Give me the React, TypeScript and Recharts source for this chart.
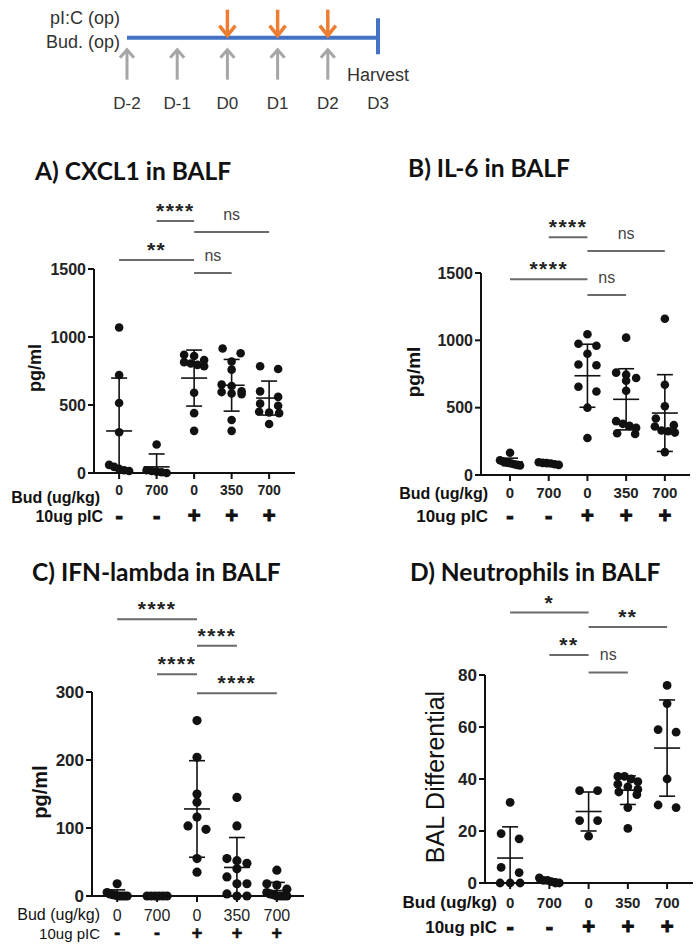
import React from 'react';
import { ScatterChart, Scatter, XAxis, YAxis, ReferenceLine, ReferenceDot, ErrorBar } from 'recharts';

// ---------- data ----------
const budDoses = ['0', '700', '0', '350', '700'];
const picSigns = ['-', '-', '+', '+', '+'];

const dayTicks = [-2, -1, 0, 1, 2, 3];
const dayLabels = ['D-2', 'D-1', 'D0', 'D1', 'D2', 'D3'];
const budDays = [-2, -1, 0, 1, 2];
const picDays = [0, 1, 2];
const harvestDay = 3;

// A) CXCL1 (pg/ml)
const cxcl1Points = [
  [1070, 720, 515, 300, 60, 45, 30, 20, 15],
  [210, 20, 15, 10, 5, 0],
  [870, 860, 830, 815, 805, 795, 785, 590, 440, 310],
  [915, 880, 820, 760, 650, 640, 600, 595, 585, 580, 390, 310],
  [785, 765, 600, 560, 510, 495, 450, 445, 440, 360],
];
const cxcl1Means = [309, 45, 698, 645, 551];
const cxcl1Sds = [389, 95, 206, 190, 125];
const cxcl1Sig = [
  { from: 1, to: 2, y: 1853, label: '****' },
  { from: 2, to: 4, y: 1772, label: 'ns' },
  { from: 0, to: 2, y: 1566, label: '**' },
  { from: 2, to: 3, y: 1471, label: 'ns' },
];

// B) IL-6 (pg/ml)
const il6Points = [
  [165, 110, 100, 95, 90, 85, 80, 75, 70],
  [95, 90, 88, 85, 80, 75],
  [1045, 975, 960, 900, 820, 815, 655, 620, 500, 275],
  [1020, 760, 745, 720, 700, 625, 400, 380, 365, 350, 310, 305],
  [1160, 670, 510, 420, 370, 360, 330, 325, 315, 170],
];
const il6Means = [97, 86, 737, 562, 460];
const il6Sds = [28, 7, 234, 227, 285];
const il6Sig = [
  { from: 1, to: 2, y: 1766, label: '****' },
  { from: 2, to: 4, y: 1664, label: 'ns' },
  { from: 0, to: 2, y: 1453, label: '****' },
  { from: 2, to: 3, y: 1336, label: 'ns' },
];

// C) IFN-lambda (pg/ml)
const ifnPoints = [
  [18, 5, 3, 2, 1, 0, 0, 0, 0],
  [0, 0, 0, 0, 0, 0],
  [258, 204, 150, 138, 116, 103, 98, 55, 35],
  [145, 103, 55, 52, 48, 40, 28, 18, 18, 3, 0, 0],
  [38, 18, 16, 10, 5, 3, 2, 0, 0, 0, 0],
];
const ifnMeans = [3, 0, 128, 42, 8];
const ifnSds = [6, 0, 71, 44, 12];
const ifnSig = [
  { from: 0, to: 2, y: 407, label: '****' },
  { from: 2, to: 3, y: 368, label: '****' },
  { from: 1, to: 2, y: 326, label: '****' },
  { from: 2, to: 4, y: 298, label: '****' },
];

// D) Neutrophils (BAL differential)
const neutPoints = [
  [31, 19, 17, 6, 4, 0, 0, 0],
  [2, 1, 1, 0.5, 0, 0],
  [35.5, 35.5, 24, 24, 18],
  [41, 41, 40, 39, 38, 37, 36, 35, 34, 29, 21],
  [76, 69, 59, 58, 40, 30, 29],
];
const neutMeans = [9.6, 0.8, 27.5, 35.7, 51.9];
const neutSds = [12, 0.8, 7.5, 5.5, 18.5];
const neutSig = [
  { from: 0, to: 2, y: 104, label: '*' },
  { from: 2, to: 4, y: 98.5, label: '**' },
  { from: 1, to: 2, y: 87.7, label: '**' },
  { from: 2, to: 3, y: 81, label: 'ns' },
];

// ---------- styling ----------
const FONT = '"Liberation Sans", Arial, sans-serif';
const TITLE_FONT = 'Lato, "Open Sans", sans-serif';
const INK = '#111';
const TICK_INK = '#222';
const SIG_LINE = '#6a6a6a';

type Sig = { from: number; to: number; y: number; label: string };
type Cfg = {
  left: number; top: number; width: number; height: number;
  margin: { top: number; right: number; bottom: number; left: number };
  yAxisWidth: number; xAxisHeight: number;
  xDomain: [number, number]; yMax: number; yTicks: number[];
  yTickSize: number; tickSize: number; tickWeight: number; tickDy: number;
  signSize: number; signDy: number; signStroke: number; dotR: number;
};

// Prism-like horizontal spreading of points that share similar values
function swarmOffsets(vals: number[], pxPerY: number, pxPerCat: number): number[] {
  const MAX_STEP = 18, MAX_WIDTH = 20, BIN_PX = 7;
  const order = vals.map((_, i) => i).sort((a, b) => vals[b] - vals[a]);
  const res = new Array(vals.length).fill(0);
  let bin: number[] = [];
  const flush = () => {
    const n = bin.length;
    const step = n > 1 ? Math.min(MAX_STEP, MAX_WIDTH / (n - 1)) : 0;
    bin.forEach((i, k) => { res[i] = ((k - (n - 1) / 2) * step) / pxPerCat; });
    bin = [];
  };
  for (const i of order) {
    if (bin.length && (vals[bin[0]] - vals[i]) * pxPerY > BIN_PX) flush();
    bin.push(i);
  }
  flush();
  return res;
}

function Txt(props: { x: number; y: number; size: number; weight?: number; anchor?: 'start' | 'middle' | 'end'; rotate?: boolean; family?: string; color?: string; children: React.ReactNode }) {
  const { x, y, size, weight = 400, anchor = 'start', rotate = false, family = FONT, color = INK, children } = props;
  const tx = anchor === 'start' ? '0' : anchor === 'middle' ? '-50%' : '-100%';
  const transform = rotate ? 'translate(-50%,-50%) rotate(-90deg)' : `translate(${tx}, -50%)`;
  return (
    <div style={{ position: 'absolute', left: x, top: y, transform, fontSize: size, fontWeight: weight, fontFamily: family, lineHeight: 1, whiteSpace: 'nowrap', color }}>
      {children}
    </div>
  );
}

function Panel({ c, groups, means, sds, sigs }: { c: Cfg; groups: number[][]; means: number[]; sds: number[]; sigs: Sig[] }) {
  const plotW = c.width - c.margin.left - c.margin.right - c.yAxisWidth;
  const plotH = c.height - c.margin.top - c.margin.bottom - c.xAxisHeight;
  const pxPerCat = plotW / (c.xDomain[1] - c.xDomain[0]);
  const pxPerY = plotH / c.yMax;
  const points = groups.flatMap((vals, g) => {
    const offs = swarmOffsets(vals, pxPerY, pxPerCat);
    return vals.map((v, i) => ({ x: g + offs[i], y: v }));
  });
  const meanData = means.map((m, g) => ({ x: g, y: m, err: [Math.min(sds[g], m), sds[g]] }));

  const dot = (p: any) => <circle cx={p.cx} cy={p.cy} r={c.dotR} fill={INK} />;
  const meanShape = (p: any) => <line x1={p.cx - 13} x2={p.cx + 13} y1={p.cy} y2={p.cy} stroke={INK} strokeWidth={1.6} />;
  const catTick = (p: any) => {
    const i = Math.round(p.payload.value);
    return (
      <g>
        <text x={p.x} y={p.y} dy={c.tickDy} textAnchor="middle" fontSize={c.tickSize} fontWeight={c.tickWeight} fill={TICK_INK} fontFamily={FONT}>{budDoses[i]}</text>
        <text x={p.x} y={p.y} dy={c.signDy} textAnchor="middle" fontSize={c.signSize} fontWeight={700} fill={INK} stroke={INK} strokeWidth={c.signStroke} fontFamily={FONT}>{picSigns[i]}</text>
      </g>
    );
  };

  return (
    <div style={{ position: 'absolute', left: c.left, top: c.top }}>
      <ScatterChart width={c.width} height={c.height} margin={c.margin}>
        <XAxis type="number" dataKey="x" domain={c.xDomain} ticks={[0, 1, 2, 3, 4]} interval={0}
          height={c.xAxisHeight} tick={catTick} tickSize={6}
          axisLine={{ stroke: INK, strokeWidth: 2 }} tickLine={{ stroke: INK, strokeWidth: 2 }} />
        <YAxis type="number" dataKey="y" domain={[0, c.yMax]} ticks={c.yTicks} interval={0}
          width={c.yAxisWidth} tickSize={6}
          tick={{ fontSize: c.yTickSize, fontWeight: 700, fill: TICK_INK, fontFamily: FONT }}
          axisLine={{ stroke: INK, strokeWidth: 2 }} tickLine={{ stroke: INK, strokeWidth: 2 }} />
        {sigs.map((s, k) => {
          const isNs = s.label === 'ns';
          return (
            <ReferenceLine key={k} segment={[{ x: s.from, y: s.y }, { x: s.to, y: s.y }]}
              stroke={SIG_LINE} strokeWidth={2} ifOverflow="visible"
              label={isNs
                ? { value: s.label, position: 'top', offset: 12, fontSize: 16, fill: '#444', fontFamily: FONT }
                : { value: s.label, position: 'top', offset: 3, fontSize: 21, fontWeight: 700, letterSpacing: 1.5, fill: '#222', fontFamily: FONT }} />
          );
        })}
        <Scatter data={points} shape={dot} isAnimationActive={false} />
        <Scatter data={meanData} shape={meanShape} isAnimationActive={false}>
          <ErrorBar dataKey="err" direction="y" width={8} stroke={INK} strokeWidth={1.6} isAnimationActive={false} />
        </Scatter>
      </ScatterChart>
    </div>
  );
}

const cfgA: Cfg = {
  left: 0, top: 195, width: 340, height: 333,
  margin: { top: 74, right: 45, bottom: 5, left: 0 }, yAxisWidth: 94, xAxisHeight: 50,
  xDomain: [-0.67, 4.69], yMax: 1500, yTicks: [0, 500, 1000, 1500],
  yTickSize: 16, tickSize: 14, tickWeight: 700, tickDy: 14, signSize: 22, signDy: 42, signStroke: 1, dotR: 4.3,
};
const cfgB: Cfg = {
  left: 350, top: 203, width: 348, height: 330,
  margin: { top: 70, right: 8, bottom: 5, left: 0 }, yAxisWidth: 131, xAxisHeight: 53,
  xDomain: [-0.75, 4.65], yMax: 1500, yTicks: [0, 500, 1000, 1500],
  yTickSize: 16, tickSize: 15, tickWeight: 700, tickDy: 15, signSize: 22, signDy: 40, signStroke: 1, dotR: 4.3,
};
const cfgC: Cfg = {
  left: 0, top: 590, width: 344, height: 356,
  margin: { top: 102, right: 40, bottom: 4, left: 0 }, yAxisWidth: 92, xAxisHeight: 46,
  xDomain: [-0.63, 4.68], yMax: 300, yTicks: [0, 100, 200, 300],
  yTickSize: 17, tickSize: 16, tickWeight: 400, tickDy: 16.5, signSize: 18, signDy: 35, signStroke: 0.6, dotR: 4.6,
};
const cfgD: Cfg = {
  left: 350, top: 590, width: 348, height: 356,
  margin: { top: 85, right: 5, bottom: 8, left: 0 }, yAxisWidth: 135, xAxisHeight: 55,
  xDomain: [-0.64, 4.66], yMax: 80, yTicks: [0, 20, 40, 60, 80],
  yTickSize: 17, tickSize: 15, tickWeight: 700, tickDy: 16.5, signSize: 22, signDy: 43, signStroke: 1, dotR: 4.4,
};

function Timeline() {
  const orange = (p: any) => {
    const { cx, cy } = p;
    const tip = cy - 1, tail = cy - 28;
    return (
      <g stroke="#ED7D31" strokeWidth={3.5} fill="none">
        <line x1={cx} y1={tail} x2={cx} y2={tip - 1} />
        <polyline points={`${cx - 8},${tip - 11} ${cx},${tip - 1} ${cx + 8},${tip - 11}`} />
      </g>
    );
  };
  const gray = (p: any) => {
    const { cx, cy } = p;
    const tip = cy + 11, tail = cy + 42;
    return (
      <g stroke="#A6A6A6" strokeWidth={3} fill="none">
        <line x1={cx} y1={tip + 1} x2={cx} y2={tail} />
        <polyline points={`${cx - 7},${tip + 9} ${cx},${tip + 1} ${cx + 7},${tip + 9}`} />
      </g>
    );
  };
  const dayTick = (p: any) => (
    <text x={p.x} y={p.y} dy={8} textAnchor="middle" fontSize={17} fill="#333" fontFamily={FONT}>
      {dayLabels[dayTicks.indexOf(p.payload.value)]}
    </text>
  );
  const lbl = (value: string, position: any, offset: number) => ({ value, position, offset, fontSize: 18, fill: '#333', fontFamily: FONT });
  return (
    <div style={{ position: 'absolute', left: 0, top: 0 }}>
      <ScatterChart width={700} height={115} margin={{ top: 10, right: 322, bottom: 0, left: 127 }}>
        <XAxis type="number" dataKey="x" domain={[-2, 3]} ticks={dayTicks} interval={0} height={22}
          axisLine={false} tickLine={false} tick={dayTick} />
        <YAxis type="number" dataKey="y" domain={[-2, 1]} hide width={0} />
        <ReferenceLine segment={[{ x: -2, y: 0 }, { x: harvestDay, y: 0 }]} stroke="#4472C4" strokeWidth={4} ifOverflow="visible" />
        <ReferenceLine segment={[{ x: harvestDay, y: 0.7 }, { x: harvestDay, y: -0.6 }]} stroke="#4472C4" strokeWidth={4} ifOverflow="visible" />
        <Scatter data={picDays.map((d) => ({ x: d, y: 0 }))} shape={orange} isAnimationActive={false} />
        <Scatter data={budDays.map((d) => ({ x: d, y: 0 }))} shape={gray} isAnimationActive={false} />
        <ReferenceDot x={-2} y={0.71} r={0} fill="none" stroke="none" label={lbl('pI:C (op)', 'left', 7)} />
        <ReferenceDot x={-2} y={-0.14} r={0} fill="none" stroke="none" label={lbl('Bud. (op)', 'left', 7)} />
        <ReferenceDot x={harvestDay} y={-1.35} r={0} fill="none" stroke="none" label={lbl('Harvest', 'center', 0)} />
      </ScatterChart>
    </div>
  );
}

export default function App() {
  return (
    <div style={{ position: 'absolute', left: 0, top: 0, width: 700, height: 946, background: '#fff', overflow: 'hidden' }}>
      <Timeline />

      <Txt x={35} y={171} size={24.5} weight={700} family={TITLE_FONT}>A) CXCL1 in BALF</Txt>
      <Txt x={408} y={168} size={24.5} weight={700} family={TITLE_FONT}>B) IL-6 in BALF</Txt>
      <Txt x={32} y={572} size={24.5} weight={700} family={TITLE_FONT}>C) IFN-lambda in BALF</Txt>
      <Txt x={410} y={572} size={24.5} weight={700} family={TITLE_FONT}>D) Neutrophils in BALF</Txt>

      <Panel c={cfgA} groups={cxcl1Points} means={cxcl1Means} sds={cxcl1Sds} sigs={cxcl1Sig} />
      <Panel c={cfgB} groups={il6Points} means={il6Means} sds={il6Sds} sigs={il6Sig} />
      <Panel c={cfgC} groups={ifnPoints} means={ifnMeans} sds={ifnSds} sigs={ifnSig} />
      <Panel c={cfgD} groups={neutPoints} means={neutMeans} sds={neutSds} sigs={neutSig} />

      <Txt x={35} y={368} size={18} weight={700} rotate>pg/ml</Txt>
      <Txt x={413} y={372} size={19} weight={700} rotate>pg/ml</Txt>
      <Txt x={40} y={792} size={20} weight={700} rotate>pg/ml</Txt>
      <Txt x={435} y={777} size={25} weight={400} rotate>BAL Differential</Txt>

      <Txt x={100} y={498} size={16} weight={700} anchor="end">Bud (ug/kg)</Txt>
      <Txt x={103} y={517} size={16} weight={700} anchor="end">10ug pIC</Txt>
      <Txt x={488} y={494} size={16} weight={700} anchor="end">Bud (ug/kg)</Txt>
      <Txt x={488} y={516} size={17} weight={700} anchor="end">10ug pIC</Txt>
      <Txt x={100} y={915} size={16} weight={400} anchor="end">Bud (ug/kg)</Txt>
      <Txt x={100} y={933} size={15} weight={400} anchor="end">10ug pIC</Txt>
      <Txt x={497} y={902} size={17} weight={700} anchor="end">Bud (ug/kg)</Txt>
      <Txt x={497} y={927} size={17} weight={700} anchor="end">10ug pIC</Txt>
    </div>
  );
}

........

Go over the data above and copy every line that has the word "React" in it.

Give me the React, TypeScript and Recharts source for this chart.
import React from 'react';
function Txt(props: { x: number; y: number; size: number; weight?: number; anchor?: 'start' | 'middle' | 'end'; rotate?: boolean; family?: string; color?: string; children: React.ReactNode }) {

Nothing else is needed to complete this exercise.